───── Dataset content

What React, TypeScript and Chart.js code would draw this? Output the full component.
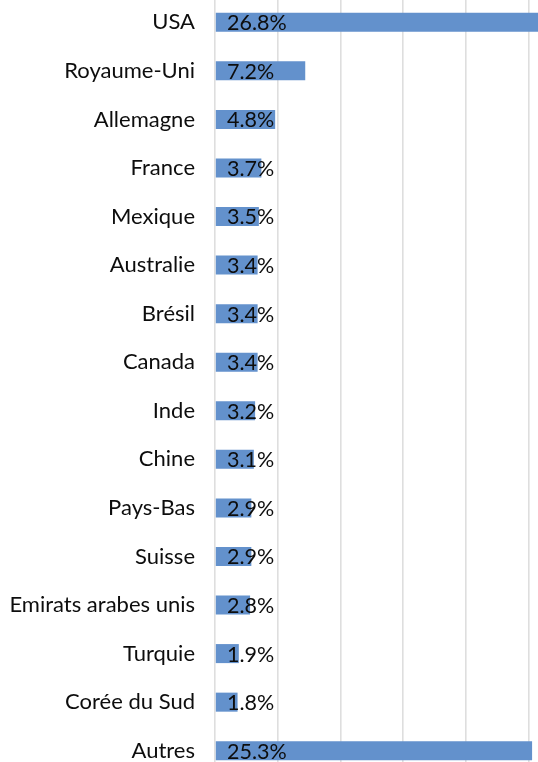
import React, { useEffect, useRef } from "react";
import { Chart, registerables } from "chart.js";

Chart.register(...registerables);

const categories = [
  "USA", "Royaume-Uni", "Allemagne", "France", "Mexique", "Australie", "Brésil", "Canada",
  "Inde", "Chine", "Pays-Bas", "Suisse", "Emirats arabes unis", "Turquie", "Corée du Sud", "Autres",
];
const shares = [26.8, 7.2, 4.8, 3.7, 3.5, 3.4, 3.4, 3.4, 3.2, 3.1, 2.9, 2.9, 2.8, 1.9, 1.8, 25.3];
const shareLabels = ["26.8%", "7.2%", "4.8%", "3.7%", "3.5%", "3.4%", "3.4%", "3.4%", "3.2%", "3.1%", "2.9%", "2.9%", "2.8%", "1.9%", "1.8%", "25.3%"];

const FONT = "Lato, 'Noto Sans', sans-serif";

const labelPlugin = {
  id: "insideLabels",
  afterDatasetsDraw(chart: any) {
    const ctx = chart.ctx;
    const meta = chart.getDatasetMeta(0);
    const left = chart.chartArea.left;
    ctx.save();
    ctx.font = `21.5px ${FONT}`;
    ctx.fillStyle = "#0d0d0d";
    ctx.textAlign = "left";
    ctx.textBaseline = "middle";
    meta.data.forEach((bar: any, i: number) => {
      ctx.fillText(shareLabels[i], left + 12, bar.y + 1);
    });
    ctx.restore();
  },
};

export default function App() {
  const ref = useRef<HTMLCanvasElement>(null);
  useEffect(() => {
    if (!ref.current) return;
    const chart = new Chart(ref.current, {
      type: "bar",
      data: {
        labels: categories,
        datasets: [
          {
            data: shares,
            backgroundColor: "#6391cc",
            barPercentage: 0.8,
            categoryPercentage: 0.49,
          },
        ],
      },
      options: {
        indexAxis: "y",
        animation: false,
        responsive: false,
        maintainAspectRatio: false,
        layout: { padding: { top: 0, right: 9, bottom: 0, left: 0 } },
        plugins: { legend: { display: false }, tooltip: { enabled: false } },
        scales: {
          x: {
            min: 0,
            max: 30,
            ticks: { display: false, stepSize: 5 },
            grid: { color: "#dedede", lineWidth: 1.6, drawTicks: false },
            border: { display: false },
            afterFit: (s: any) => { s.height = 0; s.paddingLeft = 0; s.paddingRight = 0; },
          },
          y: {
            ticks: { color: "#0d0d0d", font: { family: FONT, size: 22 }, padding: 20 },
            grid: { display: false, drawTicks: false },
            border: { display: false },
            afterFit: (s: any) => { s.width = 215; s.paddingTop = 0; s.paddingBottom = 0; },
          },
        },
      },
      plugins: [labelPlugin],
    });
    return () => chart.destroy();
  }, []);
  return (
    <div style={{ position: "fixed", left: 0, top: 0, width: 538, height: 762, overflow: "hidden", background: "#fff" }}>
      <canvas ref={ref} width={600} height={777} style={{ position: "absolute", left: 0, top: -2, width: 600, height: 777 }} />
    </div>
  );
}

──────────

### Directions for this task
Select the lines that carry the string "React" and copy them.

### Solution for this exercise
What React, TypeScript and Chart.js code would draw this? Output the full component.
import React, { useEffect, useRef } from "react";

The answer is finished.